The Ides of March

By Geoff Ratliff

Ryan Gosling is killing the game right now! In 2011, he is delivering stand out performances in quality movies the way Lil’ Wayne drops mix tapes. Gosling is putting everyone is Hollywood on notice that he is coming for that #1 spot, even though some of his contemporaries are showing no sign of slowing down either. Gosling has been in the game for a while now, and I first took notice of his considerable talent in 2006’s Half Nelson, a tremendous film about a junior high school teacher with a drug abuse problem. Truthfully Gosling started to become a household name after 2004’s The Notebook, but the type of roles that he took subsequently definitely held him back from certain stardom; and being mentioned with the likes of Damon, Affleck, Wahlberg, and DiCaprio – the closest things I can call contemporaries without insulting Gosling’s considerable talent. Someone has obviously convinced Gosling that it is time for him to seize control of the fleeting title of Hollywood’s “it” leading man because this year’s trifecta of cinematic gold has vaulted him clear to the top of the list, and nowhere is this more evident than in his latest role in The Ides of March.

The film – based on the play “Farragut North” written by Beau Willimon – follows the story of Stephen Myers, played by Gosling, a political media consultant working on the Presidential campaign of Governor Mike Morris (played by George Clooney). Meyers is a seemingly principled young man who has managed to maintain his sense of morality and dignity while embarking on a career in the political machine. His principles are tested during a couple of key moments in the story, but none more so than when he is faced with a decision on how to handle some scandalous news involving the Governor. Without a great deal of thought, you can probably guess not only what the scandal is but how the mess will play out, which leads to a couple different conclusions you can make about this film.

If you are not particularly in tune with the inner workings of Washington and it’s political system, you’ll probably think that this movie was fantastic. The movie was incredibly well cast with predictably great performances from Philip Seymour Hoffman as Morris’ campaign manager and Meyers’ boss Paul, Paul Giamatti as rival campaign manager Duffy, and Evan Rachael Wood as an intern working on the Morris campaign. Marisa Tomei and Jeffrey Wright also contribute some powerful, if not brief, performances as a New York Times political reporter and a Democratic congressman respectfully. Clooney also continues his trend of delivering well-directed films with his third shot from the lead chair, but the acting and directing are not the problems with this film.

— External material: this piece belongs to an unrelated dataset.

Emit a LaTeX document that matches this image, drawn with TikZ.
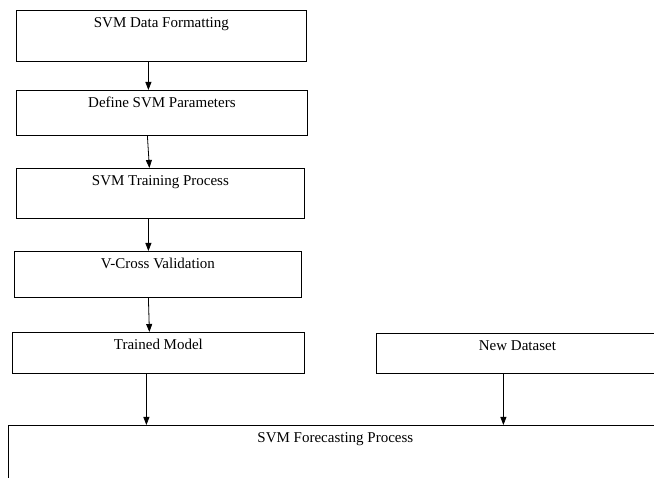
\documentclass[tikz,border=0pt]{standalone}
\usepackage{fontspec}
\setmainfont{Liberation Serif}
\usepackage{tikz}
\usetikzlibrary{arrows.meta}
\tikzset{blk/.style={draw, line width=0.8pt, inner sep=0, anchor=north west, text height=17.5pt, font=\fontsize{15}{18}\selectfont}}
\tikzset{go/.style={line width=0.8pt, -{Triangle[width=6pt,length=8pt]}}}

\begin{document}
\begin{tikzpicture}[x=1pt,y=-1pt]
    \useasboundingbox (0,0) rectangle (654,478);

    \node[blk, minimum width=290pt, text depth=33.5pt] (fmt) at (16,10) {SVM Data Formatting};
    \node[blk, minimum width=291pt, text depth=27.5pt] (param) at (16,90) {Define SVM Parameters};
    \node[blk, minimum width=288pt, text depth=32.5pt] (train) at (16,168) {SVM Training Process};
    \node[blk, minimum width=287pt, text depth=28.5pt] (valid) at (14,251) {V-Cross Validation};
    \node[blk, minimum width=292pt, text depth=23.5pt] (model) at (12,332) {Trained Model};
    \node[blk, minimum width=282pt, text depth=22.5pt] (newdata) at (376,333) {New Dataset};
    \node[blk, minimum width=654pt, text depth=62.5pt] (forecast) at (8,425) {SVM Forecasting Process};

    \draw[go] ([xshift=-13pt]fmt.south) -- ([xshift=-13.5pt]param.north);
    \draw[go] ([xshift=-14.5pt]param.south) -- ([xshift=-11pt]train.north);
    \draw[go] ([xshift=-12pt]train.south) -- ([xshift=-9.5pt]valid.north);
    \draw[go] ([xshift=-9.5pt]valid.south) -- ([xshift=-9pt]model.north);
    \draw[go] ([xshift=-12pt]model.south) -- ([xshift=-12pt]model.south |- forecast.north);
    \draw[go] ([xshift=-14pt]newdata.south) -- ([xshift=-14pt]newdata.south |- forecast.north);

  \end{tikzpicture}
\end{document}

Ultimately, The Ides of March fails to give us anything we haven’t seen in a political thriller before. Everything about it is exactly as you’d expect it to be. No interesting plot turns, no in-depth look at a hot button issue waiting to be further explored, nothing. At the end of the day, it’s just a well acted, beautifully directed, straight forward piece of cinematic blah. Even the ending seems abrupt as if they wanted to pull the curtains on the charade before the audience caught wind.

If you’re a fan of any or all of the actors involved in this piece, you will not be disappointed by their performances, especially Gosling who clearly proves that he is leading man material. If nothing else, I walked away from the film with high expectations for his next role, but their was a greater opportunity to go deeper with this one, and it was simply missed.